Firstly, the normative of crucial importance attains to Art.4 comma 7 of the GDPR, the provision qualifying the controller as “a natural or legal person, a public authority, agency, competent to determine the purposes and means of processing personal data”.
A practical application of such provision could be related to the possibility for an employer to control his own employees personal data, given that employers have faculty to determine purposes and means concerning the information processing procedure.
Secondly, it emerges an arising question: how to define and determine purposes and means? Doctrine generally considers purposes as “an anticipated outcome that is intended” and means as “how a result is obtained or an end is achieved”.

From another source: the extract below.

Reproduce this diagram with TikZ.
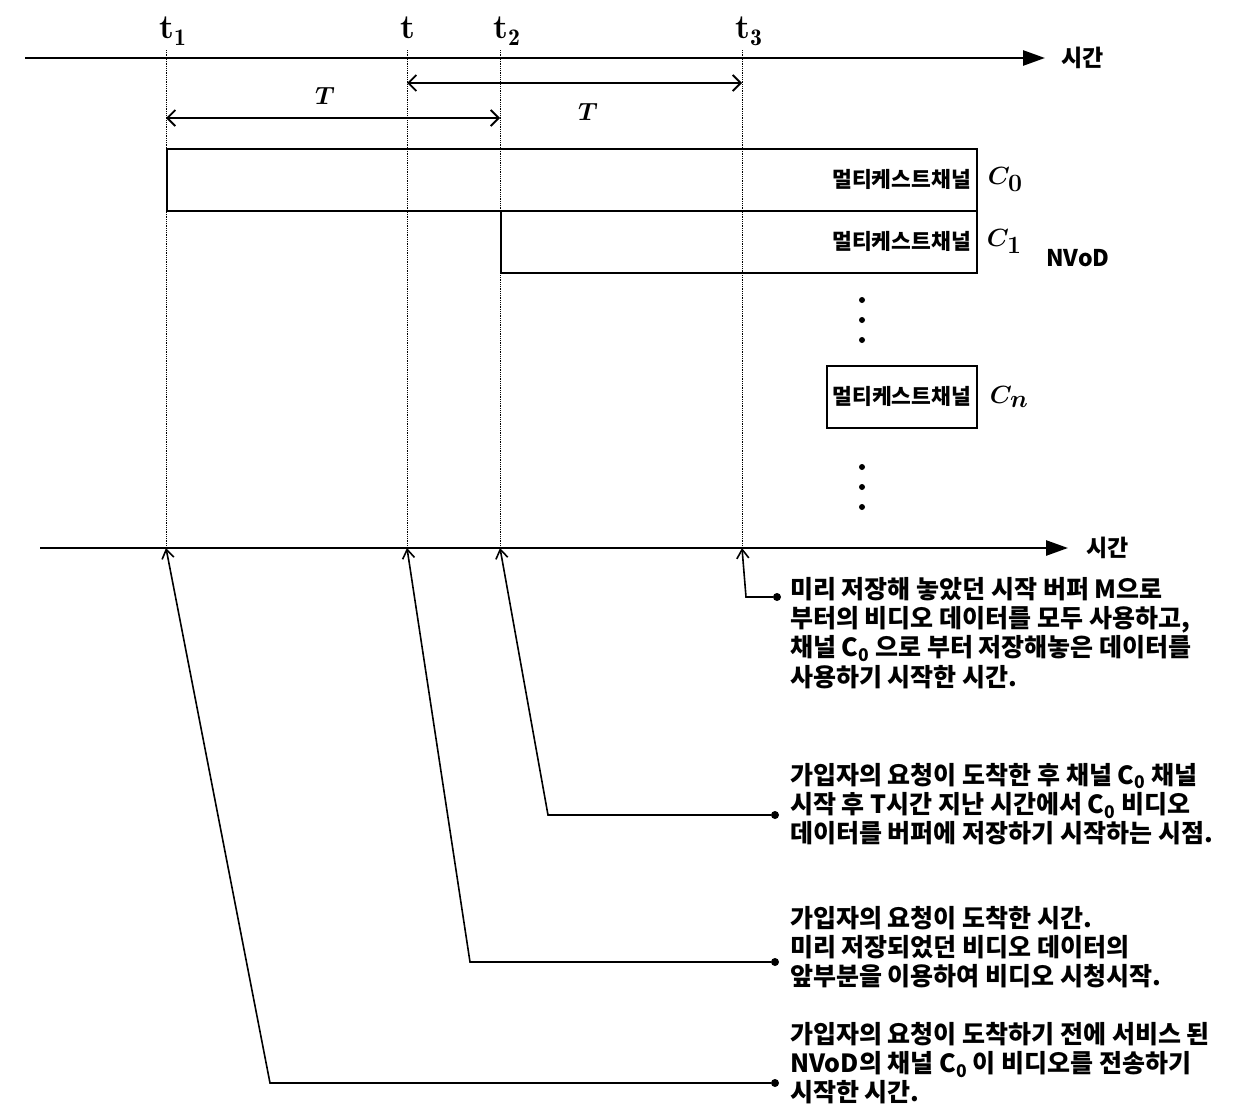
\documentclass[tikz,border=0pt]{standalone}
\usepackage{fontspec}
\newfontfamily\kr{Noto Sans CJK KR}
\usetikzlibrary{positioning,arrows.meta}

\begin{document}
\begin{tikzpicture}[x=1pt,y=-1pt,
  axis/.style={line width=2.6pt,-{Triangle[length=22pt,width=15pt]}},
  guide/.style={densely dotted,line width=0.8pt},
  span/.style={line width=1.8pt,{Straight Barb[length=8pt,width=16pt]}-{Straight Barb[length=8pt,width=16pt]}},
  lead/.style={line width=1.6pt,{Straight Barb[length=9pt,width=12pt]}-},
  chan/.style={draw,line width=1.6pt,minimum height=62pt,inner xsep=6pt,align=right,font=\kr\bfseries\fontsize{21.5}{22}\selectfont},
  clab/.style={inner sep=0pt,font=\boldmath\fontsize{34}{34}\selectfont},
  timelab/.style={anchor=base west,inner sep=0pt,font=\bfseries\fontsize{34}{34}\selectfont},
  word/.style={inner sep=0pt,font=\kr\bfseries\fontsize{23}{23}\selectfont},
  note/.style={anchor=north west,inner sep=0pt,align=left,font=\kr\bfseries\fontsize{25}{29.3}\selectfont},
  enddot/.style={circle,fill,inner sep=0pt,minimum size=8pt}]
\useasboundingbox (0,0) rectangle (1244,1119);

% time axes
\coordinate (a0) at (25,58);
\coordinate (a1) at (1045,58);
\coordinate (z0) at (40,548);
\coordinate (z1) at (1068,548);
\draw[axis] (a0) -- (a1);
\draw[axis] (z0) -- (z1);
\node[word,right=16pt of a1] (time1) {시간};
\node[word,right=18pt of z1] (time2) {시간};

% time marks and guides
\foreach \n/\x/\lab in {1/166/{t$_{\mathbf 1}$},2/407/t,3/500/{t$_{\mathbf 2}$},4/742/{t$_{\mathbf 3}$}}{
  \node[timelab] (t\n) at (\x-7,38) {\lab};
  \coordinate (g\n) at (\x,50);
  \coordinate (b\n) at (\x,548);
  \draw[guide] (g\n) -- (b\n);
}

% periods
\coordinate (s1) at (166,118);
\coordinate (s2) at (500,118);
\coordinate (s3) at (407,83);
\coordinate (s4) at (742,83);
\draw[span] (s3) -- (s4);
\draw[span] (s1) -- (s2);
\node[clab] (per1) at (325,96) {$T$};
\node[clab] (per2) at (588,112) {$T$};

% channels
\node[chan,anchor=north west,text width=798pt] (c0) at (166,148) {멀티케스트채널};
\node[chan,anchor=north west,text width=464pt] (c1) at (500,210) {멀티케스트채널};
\node[chan,anchor=north west,minimum width=150pt,inner xsep=4pt] (cn) at (826,365) {멀티케스트채널};
\node[clab,right=10pt of c0.east] (lc0) {$C_0$};
\node[clab,right=9pt of c1.east] (lc1) {$C_1$};
\node[clab,right=12pt of cn.east] (lcn) {$C_n$};
\node[word,anchor=west] (nvod) at (1046,258) {NVoD};
\foreach \y in {300,320,340,467,487,507}
  \fill (862,\y) circle (3pt);

% leaders
\node[enddot] (e1) at (777,597) {};
\node[enddot] (e2) at (775,815) {};
\node[enddot] (e3) at (775,962) {};
\node[enddot] (e4) at (775,1083) {};
\coordinate (k1) at (746,597);
\coordinate (k2) at (548,815);
\coordinate (k3) at (470,962);
\coordinate (k4) at (270,1083);
\draw[lead] (b4) -- (k1) -- (e1);
\draw[lead] (b3) -- (k2) -- (e2);
\draw[lead] (b2) -- (k3) -- (e3);
\draw[lead] (b1) -- (k4) -- (e4);

\node[note] (n1) at (790,577) {미리 저장해 놓았던 시작 버퍼 M으로\\부터의 비디오 데이터를 모두 사용하고,\\채널 C\textsubscript{0} 으로 부터 저장해놓은 데이터를\\사용하기 시작한 시간.};
\node[note] (n2) at (790,763) {가입자의 요청이 도착한 후 채널 C\textsubscript{0} 채널\\시작 후 T시간 지난 시간에서 C\textsubscript{0} 비디오\\데이터를 버퍼에 저장하기 시작하는 시점.};
\node[note] (n3) at (790,906) {가입자의 요청이 도착한 시간.\\미리 저장되었던 비디오 데이터의\\앞부분을 이용하여 비디오 시청시작.};
\node[note] (n4) at (790,1022) {가입자의 요청이 도착하기 전에 서비스 된\\NVoD의 채널 C\textsubscript{0} 이 비디오를 전송하기\\시작한 시간.};
\end{tikzpicture}
\end{document}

An aspect recently debated and strictly connected to the previous question attains to whether a single verification operated by a controller is a condicio sine qua non to implement the content mentioned under EU Regulation n. 679/2016: according to jurisprudence formulated in recent years by the CJEU, the control exercised by an employer shall be intended as “in its own extent to the entirety of processing”.
A further area of interest attains to the case in which control is exercised jointly by two subjects in determining purposes and means of a processing operation: the compulsory criterion under the Guidelines Regulations to realize such form responds to the fact that “two different actions complementary to each other for an unique purpose have a tangible impact on the determination of purposes”.
Furthermore, the Guidelines principles clarify that the above-mentioned criterion shall not be considered as satisfied whether a process carried out by two different subjects could have been performed by one part only without intervention from the other.
The processor: definition and tasks
EU Regulation 679/2016 under art.4 comma 8 attributed the processor the same definition as for the controller, but at the same time precisely asserted under the Guidelines the following:
- the processor must be a separate legal entity than the controller;
- the processor must act on the controller’s behalf. A more-in-depth reasoning is visible under art. 28 comma 1, which specifies the controller’s duty “to use processors at the same time able to provide sufficient guarantees from an organizational point of view and to make sure that personal data will be efficiently protected”.
An element for the immediate future of jurisprudence is the following: quid iuris in case a violation of a personal data may occur?
In the near future it might emerge a potential overlapping of competence between the CJEU and the ECHR in case an individual would face discrimination from the point of view of freedom of religion rather than sexual orientation consequently to: in fact, the European Court of Human Rights might claim competence ratione personae in case a discrimination either directly or indirectly would be perpetrated by a controller or a processor in respect to an individual who has seen its own data being used for a discriminatory therefore illegitimate purpose, while the Court of Luxemburg might condemn the State on the ratione materiae principle assuming the CJEU as competent judicial organ to establish whether a breach of an EU legally binding disposition occurred or not.